▶ Available records:

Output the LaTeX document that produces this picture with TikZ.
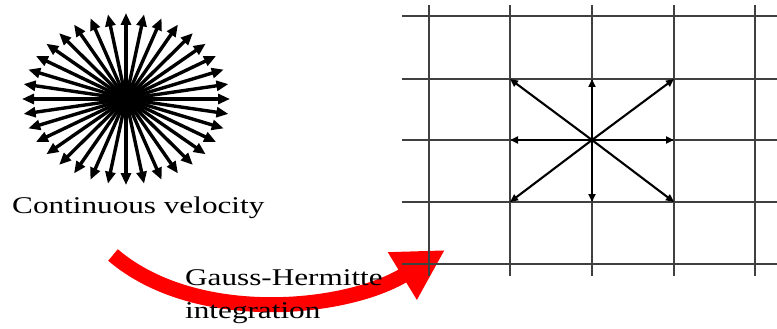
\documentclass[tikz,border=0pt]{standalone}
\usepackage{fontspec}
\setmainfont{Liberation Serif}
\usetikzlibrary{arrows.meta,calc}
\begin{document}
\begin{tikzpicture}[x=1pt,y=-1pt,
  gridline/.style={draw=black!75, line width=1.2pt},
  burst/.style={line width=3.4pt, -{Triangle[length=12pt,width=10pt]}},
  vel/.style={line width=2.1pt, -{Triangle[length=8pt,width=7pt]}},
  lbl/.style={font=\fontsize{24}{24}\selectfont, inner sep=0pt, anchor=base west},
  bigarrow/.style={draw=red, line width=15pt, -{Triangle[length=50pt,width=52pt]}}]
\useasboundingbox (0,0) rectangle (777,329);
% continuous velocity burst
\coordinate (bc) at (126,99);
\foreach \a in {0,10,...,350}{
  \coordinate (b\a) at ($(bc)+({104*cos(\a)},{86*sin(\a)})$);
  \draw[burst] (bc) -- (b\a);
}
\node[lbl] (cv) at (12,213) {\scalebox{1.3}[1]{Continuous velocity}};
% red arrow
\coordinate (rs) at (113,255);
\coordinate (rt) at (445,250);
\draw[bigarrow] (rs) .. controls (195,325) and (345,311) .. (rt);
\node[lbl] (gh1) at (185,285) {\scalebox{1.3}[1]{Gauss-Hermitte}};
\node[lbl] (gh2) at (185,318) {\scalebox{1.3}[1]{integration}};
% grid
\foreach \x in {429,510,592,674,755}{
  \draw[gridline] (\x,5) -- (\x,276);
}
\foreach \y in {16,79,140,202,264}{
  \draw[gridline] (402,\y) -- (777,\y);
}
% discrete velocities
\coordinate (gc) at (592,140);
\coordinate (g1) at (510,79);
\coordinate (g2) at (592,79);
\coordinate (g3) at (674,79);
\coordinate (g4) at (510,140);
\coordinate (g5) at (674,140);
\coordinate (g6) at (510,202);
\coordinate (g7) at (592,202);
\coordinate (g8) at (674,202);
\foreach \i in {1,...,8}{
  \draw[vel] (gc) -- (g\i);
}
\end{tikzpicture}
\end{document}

==

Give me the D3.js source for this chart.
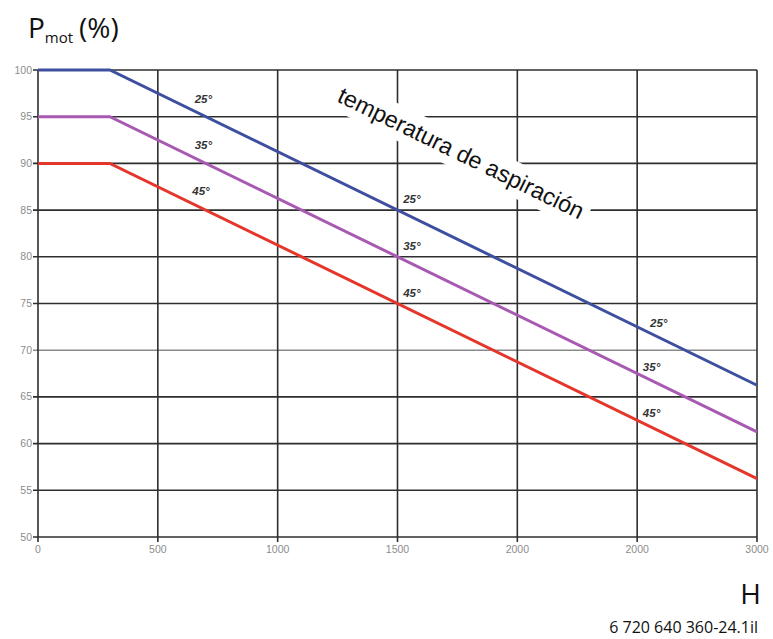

▶ Task objective:
Give the count of lines holding the word "this" and nothing more.

▶ Problem solution:
2